Other fans were almost belligerent in their enthusiasm. A sturdy matron of fifty snapped: "Why do I like gospel shows? Because I was brought up in a good Christian home, that's why!" A pretty prim girl of twenty informed me, "This is the very best way I can think of to spend a Saturday night." Most fans said they liked "the good, wholesome entertainment"—plus "the spiritual blessing" they derived from gospel sings. One eighty-year-old lady of Glennville, Georgia, drives to every major sing within 150 miles of her home town.
To understand the zeal of the singers who inspire such enthusiasm, you have to delve into their pasts. Most of them have been shaped by two major experiences: a rugged, rural childhood in which hymns and spirituals were prac­tically the only kind of music permitted in the home, and the memorable emotion of being converted by a revivalist who offered salvation.
Fowler is typical. He was the youngest of 16 children of a Georgia sharecropper so poor, he says, that "many a snow laid on my bed like a quilt." At seven he went into the fields to work, and the Saturday-night hymn sings around the family pump organ became his chief escape from a hard, drab life. Seven years later, he was converted at Harper's Sunshine Mission in Rome, Georgia. "I went down the sawdust trail and down on my knees and was saved!" he recalls. "I lost all my old shyness and got up feeling bold as a mountain lion. Salvation felt so good, I wanted everybody else to feel like I did!"

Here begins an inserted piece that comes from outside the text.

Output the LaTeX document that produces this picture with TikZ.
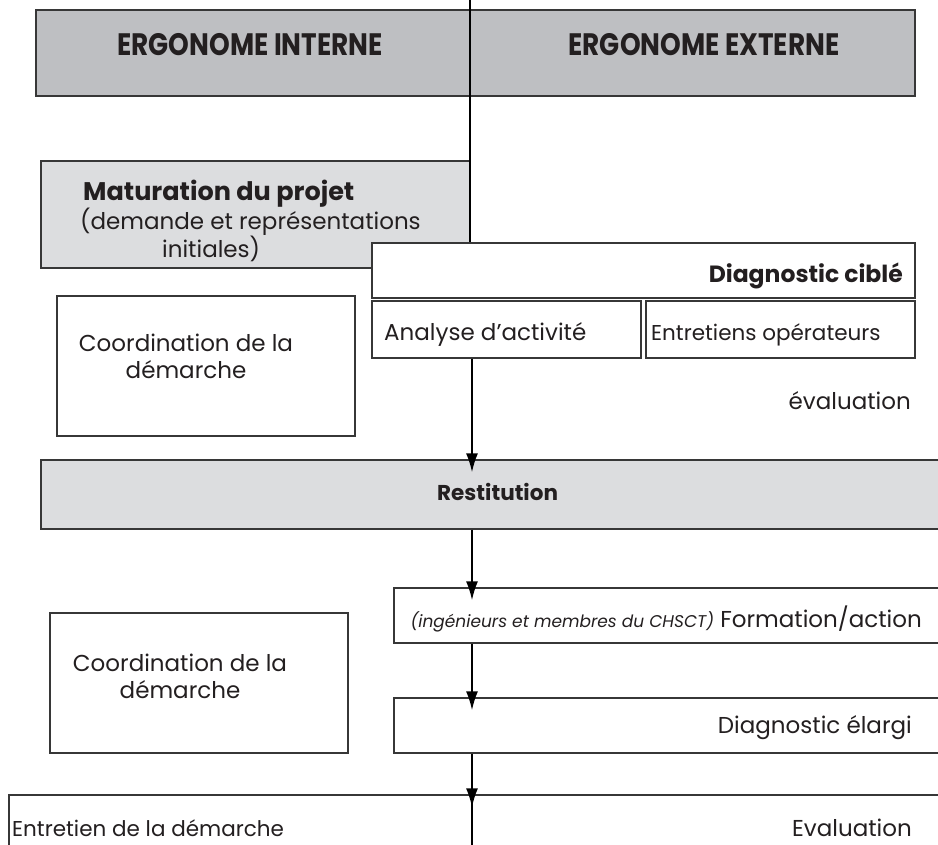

A good baritone, Fowler joined a troupe of gospel sing­ers, traveling from church to church to sing for what a collection would bring. Later he fronted a hillbilly band, riding the crest of country music's popularity wave, he was soon making $75,000 a year as an orchestra leader, composer (of such hillbilly hits as I'm Sending You Red Roses and That's How Much I Love You, Baby) and star on Nash­ville's famous radio program, Grand Ole Opry. Then in 1948, he gave it all up to return to his first love, gospel sing­ing, but on a new basis.